Gli Ex
Sampdoria, Mantovani: «Menotti? Carisma pazzesco, a Genova…»
Sampdoria, l’ex presidente del club blucerchiato Enrico Mantovani parla del periodo di César Luis Menotti al Doria
Nel corso di una lunga intervista rilasciata a La Repubblica Enrico Mantovani, ex presidente della Sampdoria, ha parlato di César Luis Menotti, tecnico argentino recentemente scomparso che ha trascorso alcuni mesi in blucerchiato. Queste le sue parole:
SCELTA – «La scelta di Menotti? I suoi predecessori erano stati Boskov ed Eriksson, abbiamo cercato un tecnico che potesse avere quel livello di conoscenza, di stima e di esperienza. Eravamo abituati bene.»
ALTERNATIVE – «Erano due quelle principali: Claudio Ranieri e Falcao. Il primo, come Menotti, era già nei pensieri di mio padre e questo aspetto influì, pur non essendo certamente decisivo.»

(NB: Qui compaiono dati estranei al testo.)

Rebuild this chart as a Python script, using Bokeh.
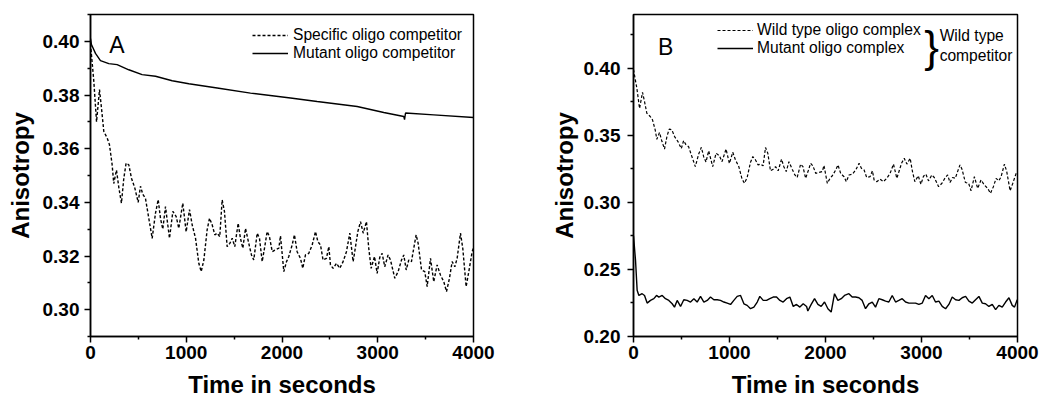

PRIMO INCONTRO – «Avvenne a Barcellona, a casa di mio fratello, dopo esserci sentiti telefonicamente. I contatti furono fondamentali perché credevo nella specializzazione dei ruoli e, malgrado Luis fosse un tecnico della vecchia guardia, aveva già un preparatore atletico e dei portieri. Era al passo con i tempi.»
IMPRESSIONI – «Non posso immaginare un presidente che potesse non scegliere Menotti dopo avergli parlato per qualche ora. Aveva un carisma pazzesco, che poi esercitava sui giocatori.»
STILE – «Aveva grandi idee, ed era molto severo. Un episodio? Moreno Mannini aveva chiesto di ritardare mezz’ora l’inizio della giornata, perché così avrebbe potuto rispettare meglio l’orario, e Luis rispose che bastava alzarsi prima. In campo voleva una squadra alta, con tanta qualità, con marcatura a zona ed un approccio moderno.»
MOTIVAZIONE – «A Genova si è intristito: era un uomo da grande città, che amava vivere anche la notte. A distanza di tempo, devo ammettere che non avevo valutato nel modo giusto questo aspetto. Con il club o con i giocatori, però, non aveva problemi.»
MENOTTI E VERON – «Discussioni con Veron? Juan ebbe un paio di rimproveri, Menotti e il suo procuratore non andavano molto d’accordo, ma si trattava di fantasie. Luis voleva stimolare la professionalità di Veron, gli raccontava di come Maradona si addormentasse con il pallone. Considerando la lunga carriera che ha avuto Juan non escludo che quei rimproveri possano averlo aiutato a crescere, a capire quando poteva divertirsi e quando, invece, doveva essere un professionista.»
ADDIO – «Avevamo trovato subito un accordo con Menotti sull’addio: c’è stata la totale disponibilità ad aderire alle nostre condizioni. Non era dispiaciuto, l’impressione era che non aspettasse altro. Ci siamo lasciati bene. Convincere Boskov a tornare è stato facilissimo. Sono andato a Belgrado, ci siamo abbracciati e non è servito altro. Non abbiamo nemmeno parlato di soldi. Non doveva essere stravolto niente, conosceva molto bene l’ambiente, era una soluzione ideale e ha fatto molto bene.»
ERIKSSON – «Un amico, anche dopo la fine della sua esperienza a Genova. Una giornata emotivamente importantissima per Sven. Lo ammetto, ho pensato a Luca e a mio padre, che non avevano avuto questa possibilità.»
I TRE ALLENATORI – «Cosa accomuna Eriksson, Menotti e Boskov? Non cercavano mai alibi. Erano i primi a mettersi in discussione ed erano molto bravi a gestire i giocatori.»